The senator and presidential candidate just released a laundry list of criminal justice reforms she intends to oversee like legalizing pot, abolishing mandatory minimum sentences, and ending private prisons.
Remember that one week back in July when Kamala Harris was surging in the polls and looking like the potential Biden-beater? She does, and she’d like to get that mojo back, as the latest polls show her back down in the single-digit range. So Harris is touting her new criminal justice reform plan, carefully rolled out just today with a detailed Medium post and a New York Times interview, the timing of which is surely not a coincidence.
Vox, of course, already has an explainer of Harris’ plan, but the long and the short of it is this: She wants to federally legalize marijuana, end cash bail and mandatory minimum sentences, abolish private prisons, and establish a Bureau of Children and Family Justice.
“I know the system from the inside out,” Harris told the Times in her interview. “So trust me when I say we have a problem with mass incarceration in America. Trust me when I say we have a problem with accountability. Trust me when I say we have to take the profit out of criminal justice.”
The obvious criticism here is that Harris opposed several of these same measures as San Francisco's district attorney and as attorney general of California. She pushed for cash bail increases for suspects with gun charges as our DA in 2004 (flip-flopping twice in one week on cash bail as state AG), was flat-out against recreational marijuana as recently as 2010, and her new platform contains a call for independent review of police shootings, which she’d previously opposed.
When called on these reversals, Harris maintains the ‘progress prosecutor’ argument. “I was swimming against the current, and thankfully the currents have changed,” she said to the Times. “The winds are in our sails. And I’m riding that just like everybody else is — because it’s long overdue.”
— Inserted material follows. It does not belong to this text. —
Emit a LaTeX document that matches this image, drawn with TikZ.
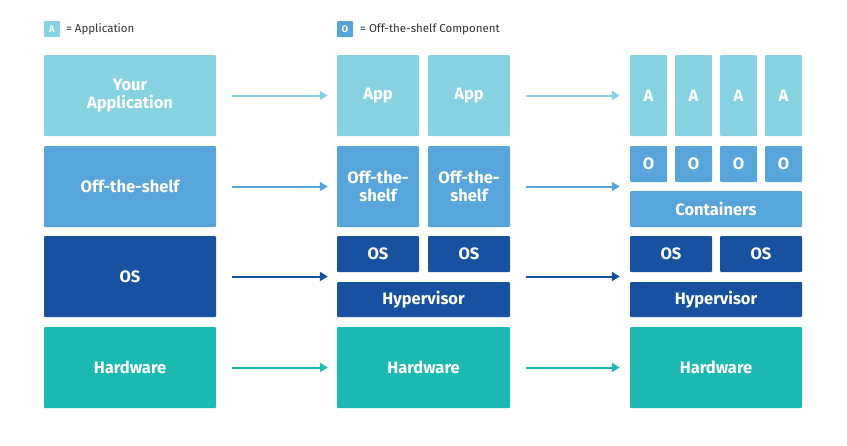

That’s a fairly slick dodge of the question, but her flip-flops are probably not her real problem here. This plan seems unlikely to juice her polling numbers, mainly because these are pretty boilerplate Democratic platform positions that several other candidates have already staked out. Biden, Bernie, Warren, Booker, and Klobuchar have all released criminal justice reform plans that more or less line up with Harris'. Wonky plans are probably not going to get her back in this thing, but she does have another debate this Thursday in which, finally, all the main candidates will be on the stage at the same time.